Sometimes you come across information that stops you in your tracks. Such it is with this story about Mac Conner. He is one of the pillars of the modern world of illustration and deserves to be recognized. Here’s some video and a story from Newsworks.
McCauley “Mac” Conner worked as an illustrator during Madison Avenue’s 1950’s heyday, drawing pictures for both advertising and book covers from to romance and crime fiction.
If you’re familiar with HBO’s depiction of the world of advertising ‘Mad Men,’ then you know the era and culture Conner worked in. “Mac Conner was an original mad man in the sense that he worked in advertising and also in illustrations for magazine fiction,” said Mary Holahan, curator of illustration for the Delaware Art Museum.
But don’t call Mac Conner a commercial artist though. “I never liked the word commercial art, I was an illustrator.”
He always drew for a commercial, realist point of view. “My point of view was the way I lived, I never went in for crazy hats and stuff.”
Norman Rockwell was a big influence on his work. “Inspired by his sense of humor and plus his painting of course, he was a great painter.”

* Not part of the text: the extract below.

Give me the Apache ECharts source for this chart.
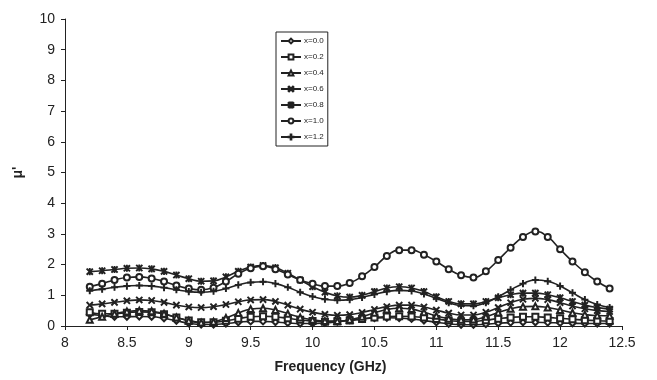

Like Rockwell, Mac even landed his work on the cover of The Saturday Evening Post. But his work goes far and beyond that milestone.
The exhibit on display in Wilmington covers not just his advertising work, but also his fiction work. The work itself has an almost photographic quality to it. My favorite works were the crime noir illustrations. From the colors to the composition of the pieces these works really jumped out at me.
In fact, color was one of Mac’s trademarks. “Colors are probably the things that attract people the most. It’s very dramatic, it was an important part of his design sense,” Holahan said.
Even more than the color for me was some of the things depicted in the illustrations, gunshots, blood trickling out of a wound, smoking. Yes smoking! Remember the days of flipping through a magazine and seeing people smoking? It was everywhere, billboards and television commercials, even TV shows. It was almost jarring to see the smoking in Mac’s work as I hadn’t seen it in that context since I was a boy.
If you are of a certain age you will definitely get that sense of nostalgia from Mac’s work, but they don’t seem dated. “When we look at them now, we recognize they are from another period, but the color and the composition and all the design elements comprise works of art that speak to us today,” Holahan said.
Wilmington, Delaware is of course the home of illustration through the work of Howard Pyle and his school atteneded by famous students like Frank Schoonover and N.C. Wyeth as well as others. That’s a big reason why the museum feels it is important to host an exhibit like this. “There are compelling reasons for people to value this work because its beautiful but also because its part of a historic tradition,” Holahan said.
This exhibit also afforded me the pleasure of getting to talk to Mac about his work and life. “Certainly its the first experience that I’ve had with an artist of this age whose looking back at work that he did such a long time ago,” Mary said.
For Mac, it’s a joy to see his work front and center for a new generation to view, “Its good to know its still around, it’s good for the ego of course.”
“I look around and see what you’ve accomplished over the years. I can’t even draw a line now, I can’t even draw a line and I look at this stuff and I say how the hell did that guy do it.”
I don’t know how Mac made this body of wonderful and beautiful work, I’m just glad he did, and that I got to experience it with him, if only for a little while.